Estadão Online, Editoria Cultura, por Roger Marzochi
O governo pretende aproveitar a capilaridade das agências dos Correios espalhadas pelo Brasil para facilitar o registro oficial de músicas, restrito hoje na lei à Biblioteca Nacional e à Escola de Música da Universidade Federal do Rio de Janeiro (UFRJ). Segundo Samuel Barichello, coordenador geral de regulação e direitos autorais do Ministério da Cultura, essa será uma das sugestões que serão colocadas em consulta pública, em abril, no texto que busca aprimorar a Lei do Direito Autoral, de 1998.
Apesar de a lei não obrigar o artista a registrar sua obra, em acordo com a própria convenção de Berna, a chancela oficial busca fortalecer o patrimônio cultural do País e ajudar o autor a gerar provas caso sua criação seja apropriada ilegalmente por outra pessoa. “Gostaríamos de tornar o registro mais acessível. A maior parte dos países com indústria criativa dinâmica tem um órgão forte que faz o registro. Aqui não tem uma centralização.
Um dos objetivos da reforma é criar uma nova instituição para ter um órgão central de registro, mas com escritórios descentralizados para registrar música perto da sua casa. E a ideia é ter braços nos Correios para dar dinâmica, informatizar e modernizar o sistema”, explica. O órgão foi batizado, por enquanto, de Instituto Brasileiro de Direito Autoral.
O advogado Sérgio Branco, professor de Direito Civil e de Propriedade Intelectual da Fundação Getúlio Vargas no Rio de Janeiro, explica que o direito autoral é dividido em duas partes: o Direito Moral, que é a garantia de o autor ter o nome vinculado à obra; e o Direito Patrimonial, que se refere ao uso econômico da obra. Na questão do Direito Moral, a proteção do autor independe do registro da obra. “O Direito Moral nasce com a criação da obra, quando o músico acabou de compor, por exemplo.”
O problema é que o autor deve gerar provas que, caso alguém roube sua criação para exploração comercial, possa levar o caso à Justiça.
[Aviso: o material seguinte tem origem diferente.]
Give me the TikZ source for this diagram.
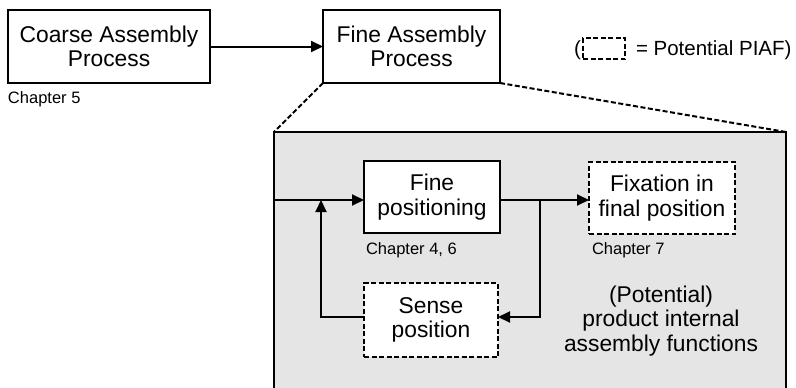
\documentclass[tikz,border=0pt]{standalone}
\usepackage{fontspec}
\setmainfont{Liberation Sans}
\usetikzlibrary{arrows.meta}
\newcommand\boxfs{\fontsize{22.8}{24.5}\selectfont}
\newcommand\notefs{\fontsize{16.5}{19}\selectfont}
\newcommand\legendfs{\fontsize{20.5}{23}\selectfont}
\begin{document}
\begin{tikzpicture}[x=1pt,y=-1pt,
  every node/.style={inner sep=0pt, outer sep=0pt},
  stagebox/.style={draw, line width=2pt, fill=white, align=center, font=\boxfs},
  piafbox/.style={stagebox, dash pattern=on 5pt off 2.5pt},
  flow/.style={line width=2pt, -{Triangle[length=12pt,width=11pt]}},
  zoomline/.style={line width=2pt, dash pattern=on 5pt off 2.5pt},
  note/.style={font=\notefs, anchor=base west},
]
\useasboundingbox (0,0) rectangle (796,388);
\clip (0,0) rectangle (796,388);

% shaded detail panel (runs past the lower edge)
\node (panel) [draw, line width=2pt, fill=black!10, anchor=north west,
  minimum width=512pt, minimum height=290pt] at (274,132) {};

% top-level process chain
\node (coarse) [stagebox, minimum width=202pt, minimum height=73pt] at (109,46.5)
  {Coarse Assembly\\Process};
\node (fineasm) [stagebox, minimum width=177pt, minimum height=73pt] at (411.5,46.5)
  {Fine Assembly\\Process};
\node (ch5) [note] at (8,103) {Chapter 5};
\draw[flow] (coarse) -- (fineasm);

% zoom lines from the fine assembly process to the panel
\draw[zoomline] (fineasm.south west) -- (panel.north west);
\draw[zoomline] (fineasm.south east) -- (panel.north east);

% legend
\node (legicon) [draw, line width=2pt, dash pattern=on 5pt off 2.5pt,
  minimum width=42pt, minimum height=21pt] at (604,48.5) {};
\node (legopen) [font=\legendfs, anchor=base east] at (581,56) {(};
\node (legtext) [font=\legendfs, anchor=base west] at (636,56) {= Potential PIAF)};

% functions inside the panel
\node (finepos) [stagebox, minimum width=136pt, minimum height=72pt] at (432,197)
  {Fine\\positioning};
\node (fixation) [piafbox, minimum width=146pt, minimum height=72pt] at (662,198)
  {Fixation in\\final position};
\node (sense) [piafbox, minimum width=134pt, minimum height=74pt] at (431,320)
  {Sense\\position};
\node (ch46) [note] at (366,254) {Chapter 4, 6};
\node (ch7) [note] at (592,254) {Chapter 7};
\node (piaf) [font=\boxfs, align=center] at (661,321)
  {(Potential)\\product internal\\assembly functions};

% control loop
\coordinate (entry) at (274,200);
\coordinate (merge) at (321,200);
\coordinate (split) at (540,200);
\coordinate (loopl) at (321,317);
\coordinate (loopr) at (540,317);
\draw[flow] (entry) -- (finepos.west |- entry);
\draw[flow] (finepos.east |- split) -- (fixation.west |- split);
\draw[flow] (split) -- (loopr) -- (sense.east |- loopr);
\draw[flow] (sense.west |- loopl) -- (loopl) -- (merge);
\end{tikzpicture}
\end{document}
Antes da explosão da internet, por exemplo, alguns músicos chegavam a colocar a partitura ou a gravação da música, dentro de um envelope, cujo destinatário era ele mesmo. Após receber dos Correios a carta que ele mandou para ele mesmo, o documento permanecia fechado para, se necessário, ser entregue a um juiz num processo em defesa da autoria da obra.
“O registro na Biblioteca Nacional é uma forma de garantir o direito moral, assim como a certificação digital. Mas não se constitui o direito, ou seja, o juiz tem que levar em consideração prova independente do registro”, explica o advogado, também coautor do livro “Direitos Autorais”, publicado pela FGV. Segundo ele, hoje o autor pode enviar um e-mail com a música para ele mesmo, ou também gravá-la com data e hora da criação, o que garante a proteção da obra.
Aprendendo com o erro
O compositor e advogado Guto Santana ficou feliz quando um amigo o parabenizou por ter conseguido emplacar uma música sua e do maestro Jhesus Britto, “No fim desta estrada”, no disco “Sola da Bota” da dupla sertaneja Rio Negro e Solimões. A felicidade terminou rápido, quando, em contato com o produtor, descobriu que o seu nome e o do seu parceiro não constavam da gravação.
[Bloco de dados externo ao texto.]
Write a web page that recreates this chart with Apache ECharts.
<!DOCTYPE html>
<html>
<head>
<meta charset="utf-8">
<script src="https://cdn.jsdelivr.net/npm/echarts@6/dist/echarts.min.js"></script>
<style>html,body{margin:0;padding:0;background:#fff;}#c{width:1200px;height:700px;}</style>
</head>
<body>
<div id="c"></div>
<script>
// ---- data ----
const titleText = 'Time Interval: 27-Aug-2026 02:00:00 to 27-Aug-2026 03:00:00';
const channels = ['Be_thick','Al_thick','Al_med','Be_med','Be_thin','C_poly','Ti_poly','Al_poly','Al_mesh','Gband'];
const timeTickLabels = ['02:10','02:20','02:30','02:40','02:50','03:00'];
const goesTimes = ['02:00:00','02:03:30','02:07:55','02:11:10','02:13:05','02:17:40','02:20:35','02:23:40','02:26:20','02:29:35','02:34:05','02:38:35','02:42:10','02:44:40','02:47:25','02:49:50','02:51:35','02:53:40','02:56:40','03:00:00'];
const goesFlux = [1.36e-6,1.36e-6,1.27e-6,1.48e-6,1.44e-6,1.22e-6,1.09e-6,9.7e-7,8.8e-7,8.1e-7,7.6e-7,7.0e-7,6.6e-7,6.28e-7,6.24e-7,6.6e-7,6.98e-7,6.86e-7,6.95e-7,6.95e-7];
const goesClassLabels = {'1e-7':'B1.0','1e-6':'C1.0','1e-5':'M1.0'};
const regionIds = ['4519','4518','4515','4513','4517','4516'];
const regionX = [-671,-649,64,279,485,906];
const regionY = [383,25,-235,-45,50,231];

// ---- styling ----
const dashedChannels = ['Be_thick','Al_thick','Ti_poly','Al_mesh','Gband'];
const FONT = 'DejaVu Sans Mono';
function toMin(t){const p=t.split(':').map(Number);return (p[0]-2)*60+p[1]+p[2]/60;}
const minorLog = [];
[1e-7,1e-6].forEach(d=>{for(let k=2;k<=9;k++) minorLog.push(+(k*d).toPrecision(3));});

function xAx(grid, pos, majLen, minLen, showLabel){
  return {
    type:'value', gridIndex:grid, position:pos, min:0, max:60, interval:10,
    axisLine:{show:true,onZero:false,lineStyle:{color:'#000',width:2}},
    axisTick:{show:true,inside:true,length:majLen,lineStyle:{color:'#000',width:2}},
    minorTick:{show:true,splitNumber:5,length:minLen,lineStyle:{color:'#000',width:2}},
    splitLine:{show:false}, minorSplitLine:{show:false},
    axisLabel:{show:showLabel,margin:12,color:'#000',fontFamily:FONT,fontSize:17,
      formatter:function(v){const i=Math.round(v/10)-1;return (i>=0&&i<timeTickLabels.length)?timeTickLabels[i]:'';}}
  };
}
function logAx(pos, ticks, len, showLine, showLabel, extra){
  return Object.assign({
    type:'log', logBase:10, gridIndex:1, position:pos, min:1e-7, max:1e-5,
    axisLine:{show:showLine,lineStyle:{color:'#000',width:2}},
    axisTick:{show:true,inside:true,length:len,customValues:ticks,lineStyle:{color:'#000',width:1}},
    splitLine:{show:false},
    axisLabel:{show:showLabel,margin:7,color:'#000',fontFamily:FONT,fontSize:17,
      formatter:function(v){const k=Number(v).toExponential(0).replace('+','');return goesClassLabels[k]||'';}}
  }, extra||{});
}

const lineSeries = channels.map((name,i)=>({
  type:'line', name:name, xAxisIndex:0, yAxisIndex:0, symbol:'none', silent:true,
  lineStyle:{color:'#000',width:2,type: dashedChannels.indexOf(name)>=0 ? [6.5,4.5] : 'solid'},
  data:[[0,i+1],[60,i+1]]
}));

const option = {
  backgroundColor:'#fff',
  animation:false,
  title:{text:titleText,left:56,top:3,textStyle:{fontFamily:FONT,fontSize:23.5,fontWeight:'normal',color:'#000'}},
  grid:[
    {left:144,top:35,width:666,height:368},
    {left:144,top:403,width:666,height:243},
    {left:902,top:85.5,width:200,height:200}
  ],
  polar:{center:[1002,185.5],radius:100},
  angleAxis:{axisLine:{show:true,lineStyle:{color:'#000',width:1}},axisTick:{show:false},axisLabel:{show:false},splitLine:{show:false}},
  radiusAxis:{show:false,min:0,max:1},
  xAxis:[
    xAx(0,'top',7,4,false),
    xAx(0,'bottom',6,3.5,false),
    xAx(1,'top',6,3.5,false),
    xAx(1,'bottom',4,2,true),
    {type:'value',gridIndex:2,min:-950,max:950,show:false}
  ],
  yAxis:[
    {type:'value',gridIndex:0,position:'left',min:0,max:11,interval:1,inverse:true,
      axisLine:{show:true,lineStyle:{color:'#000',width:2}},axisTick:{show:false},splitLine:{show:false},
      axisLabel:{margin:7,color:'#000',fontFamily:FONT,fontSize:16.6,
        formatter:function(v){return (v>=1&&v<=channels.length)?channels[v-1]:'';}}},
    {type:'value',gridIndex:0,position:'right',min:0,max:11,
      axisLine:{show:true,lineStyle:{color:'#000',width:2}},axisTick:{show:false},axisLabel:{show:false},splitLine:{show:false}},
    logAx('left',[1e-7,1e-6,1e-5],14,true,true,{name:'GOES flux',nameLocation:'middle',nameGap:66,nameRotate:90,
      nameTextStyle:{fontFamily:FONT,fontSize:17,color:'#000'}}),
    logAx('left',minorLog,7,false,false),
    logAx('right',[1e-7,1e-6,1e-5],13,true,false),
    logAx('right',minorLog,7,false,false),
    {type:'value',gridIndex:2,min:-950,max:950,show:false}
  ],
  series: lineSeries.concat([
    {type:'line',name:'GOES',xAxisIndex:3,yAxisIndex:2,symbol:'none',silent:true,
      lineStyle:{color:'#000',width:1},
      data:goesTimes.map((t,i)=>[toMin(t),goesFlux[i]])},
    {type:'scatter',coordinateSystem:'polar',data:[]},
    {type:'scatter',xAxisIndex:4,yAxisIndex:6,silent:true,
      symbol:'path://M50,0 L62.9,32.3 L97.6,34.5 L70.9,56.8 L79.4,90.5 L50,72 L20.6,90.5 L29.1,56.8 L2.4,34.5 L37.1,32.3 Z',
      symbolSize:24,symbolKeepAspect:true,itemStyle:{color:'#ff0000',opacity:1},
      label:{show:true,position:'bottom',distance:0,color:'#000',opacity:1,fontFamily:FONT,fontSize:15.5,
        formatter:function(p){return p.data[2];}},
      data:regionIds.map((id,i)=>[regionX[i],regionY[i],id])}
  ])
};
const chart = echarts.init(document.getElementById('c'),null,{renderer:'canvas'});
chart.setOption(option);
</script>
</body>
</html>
Por algum ”mistério” ainda não revelado, outra pessoa se disse autora da música. “Eles não me derem crédito no começo. Estava pensando até em entrar com ação judicial, mas nós havíamos enviado a demo, com a voz do Britto na música. E a outra parte não tinha essa prova”, conta.
Isso ocorreu quando ainda estudava direito na Universidade Metodista de Piracicaba (Unimep), o que o levou a se especializar em direito autoral e a criar, há dois anos, o site MusicasRegistradas, que emite um certificado digital de música, reunindo hoje cerca de cinco mil compositores.
“No começo foi difícil, mas com o uso da assinatura digital ficou mais fácil as pessoas entenderem a validade. As pessoas são acostumadas com burocracia e duvidam de alternativa fácil e rápida”, diz. O site cobra R$ 10 do autor, que envia a música grava até mesmo no microfone do computador, com ou sem partitura, gerando um arquivo digital único.
“O maior mito é o de que registro de música só deve ser feito na Biblioteca Nacional. Acontece que a propriedade sobre obra intelectual tem caráter declaratório. A ideia do site é permitir que o compositor gere mais uma prova sobre a autoria da obra.” Segundo ele, o próximo passo agora é conseguir fazer do site uma ponte entre compositores e músicos.